Preparing for a new era
Capitalism is entering uncharted waters with the world economy still not recovered from the previous crisis and with the institutions and ideologies it relies on to sustain its rule deeply undermined by the preceding period.
Polls on attitudes to quarantines, for example, show majority support for government health advice, at this early stage, in the coronavirus crisis but also, even now, big reservoirs of mistrust. (Confidence in America was lower than in Italy, which in turn was less than in Germany and Britain).
This scepticism will be exacerbated by the profound shaking up of all aspects of life the pandemic will entail.
Consciousness will also develop to question other aspects of current social relations, set by capitalist mores.
The climate crisis, an existential threat to humanity, remains. Why can’t the emergency mobilisation of resources by the state be applied here too, for example, rather than reliance on failed market methods?

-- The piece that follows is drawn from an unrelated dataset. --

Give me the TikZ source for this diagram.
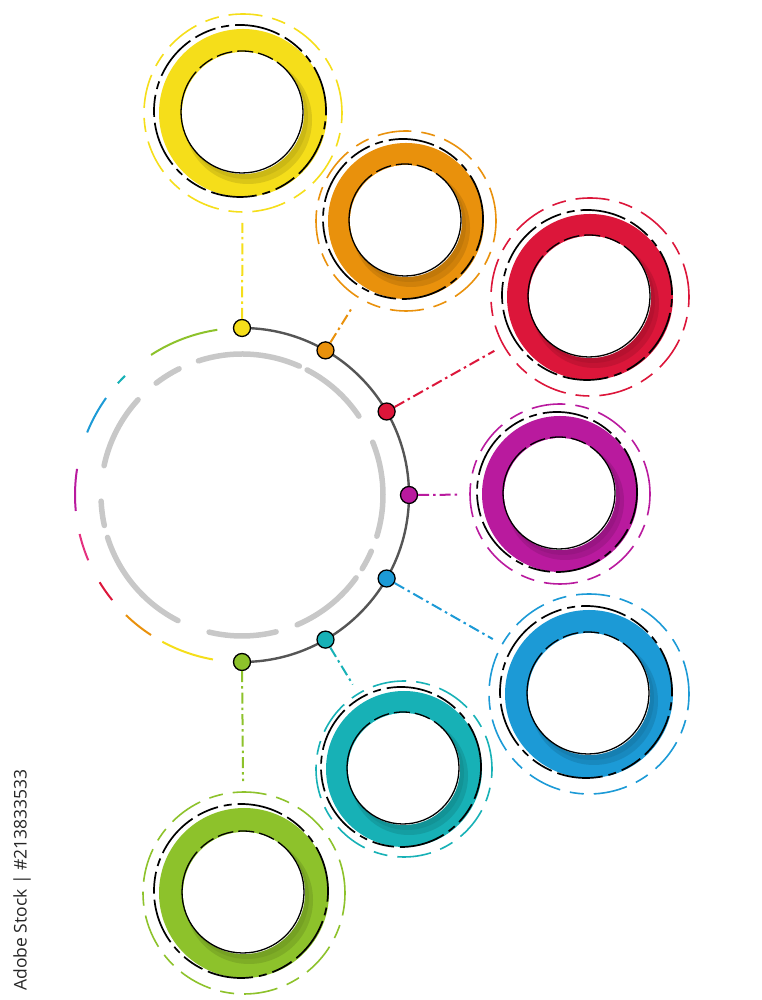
\documentclass[tikz,border=0pt]{standalone}
\usepackage{fontspec}
\setsansfont{Open Sans}
\definecolor{cYellow}{HTML}{F5DE1A}
\definecolor{cOrange}{HTML}{E9910C}
\definecolor{cRed}{HTML}{DC163A}
\definecolor{cMagenta}{HTML}{B91A9E}
\definecolor{cPink}{HTML}{E4307F}
\definecolor{cBlue}{HTML}{1C9AD6}
\definecolor{cTeal}{HTML}{17B1B6}
\definecolor{cGreen}{HTML}{8DC22B}
\definecolor{hubline}{HTML}{555555}
\definecolor{hubgap}{HTML}{C8C8C8}
\tikzset{
  outring/.style={circle, inner sep=0pt, line width=1.6pt, dash pattern=on 34pt off 10pt on 14pt off 10pt},
  blackring/.style={line width=1.7pt, dash pattern=on 46pt off 6pt on 8pt off 6pt on 22pt off 6pt},
  link/.style={line width=2pt, dash pattern=on 11pt off 4pt on 2.5pt off 4pt, shorten >=10pt},
  dot/.style={circle, draw=black, line width=1.3pt, minimum size=17pt, inner sep=0pt},
  hubdash/.style={line width=5.5pt, draw=hubgap, line cap=round},
  leftdash/.style={line width=2pt},
}

\begin{document}
\begin{tikzpicture}[x=1pt,y=1pt]
\useasboundingbox (0,0) rectangle (761,1000);
\coordinate (O) at (242,505);

% grey dashes of the hub
\foreach \a/\b in {66/108, 34/62.5, -17/22, -31.5/-23.5, -67/-36, -103.5/-76, -162.5/-117, -177.5/-167.5, 137.5/168, 116.5/127.5}
  \draw[hubdash] ([shift={(\a:141)}]O) arc (\a:\b:141);

% coloured arcs on the left
\foreach \a/\b/\col in {98.5/123/cGreen, 134.5/138/cTeal, 144.5/158/cBlue, 171/185.5/cMagenta, 193.5/203/cPink, 211.5/219/cRed, 226/237/cOrange, 241.5/260/cYellow}
  \draw[leftdash, \col] ([shift={(\a:167)}]O) arc (\a:\b:167);

% dark arc on the right
\draw[line width=2.4pt, hubline] ([shift={(90:167)}]O) arc (90:-90:167);

% satellites, their dots and links
\foreach \n/\sx/\sy/\col/\R/\r/\o/\ang in {yel/243/887/cYellow/84/61/99/90, ora/406/779/cOrange/78/56/90/60, red/590/703/cRed/83/61/99/30, mag/560/506/cMagenta/78/56/90/0, blu/589/306/cBlue/84/61/100/-30, tea/404/231/cTeal/78/56/88/-60, gre/244/107/cGreen/85/61/101/-90}{
  \fill[\col] (\sx,\sy) circle (\R);
  \fill[\col!65!black, opacity=.3] (\sx+5,\sy-7) circle (\r+3);
  \fill[\col!65!black, opacity=.25] (\sx+3,\sy-4) circle (\r+1);
  \fill[white] (\sx,\sy) circle (\r);
  \draw[line width=1.3pt] (\sx-1,\sy+1) ++(140:\r) arc (140:400:\r);
  \draw[line width=1.3pt, dash pattern=on 16pt off 5pt] (\sx-1,\sy+1) ++(40:\r) arc (40:140:\r);
  \draw[blackring] (\sx-3,\sy+2) circle (\R+2);
  \node[outring, draw=\col, minimum size=2*\o] (s\n) at (\sx,\sy) {};
  \node[dot, fill=\col] (d\n) at ([shift={(\ang:167)}]O) {};
  \draw[link, \col] (d\n) -- (s\n);
}

\node[rotate=90, font=\sffamily\fontsize{17.5}{17.5}\selectfont, text=black!85] (stock) at (22,120) {Adobe Stock | \#213833533};
\end{tikzpicture}
\end{document}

In the absence of a clear lead by the working class movement, it is true, other, reactionary forces, can also partially occupy the vacuum.
With right-wing politicians, like Hungarian premier, Viktor Orbán, not slow to blame ‘foreigners’ for the coronavirus crisis – and Trump too, speaking of the “foreign virus” – there will be new opportunities for the far-right to develop which the workers’ movement must respond to.
But events will also bring to the fore workers’ consciousness of their collective, social role in society, with political consequences.
The first-ever public health act in Britain, then the world’s predominant capitalist power, was introduced in 1848 after a series of deadly cholera outbreaks but, most significantly, against the backdrop of the rise of Chartism, the world’s first independent working-class political party, and the European revolutions of that year.
The coronavirus crisis is, without doubt, a new turning point in world perspectives. Its consequences will only fully work themselves out over time.
But they will be part of the interlinking of objective and subjective factors in a new era, which can help develop workers’ and young people’s consciousness: towards the programme and the organisational forms necessary to decisively overturn capitalism and begin the construction of a new, socialist society.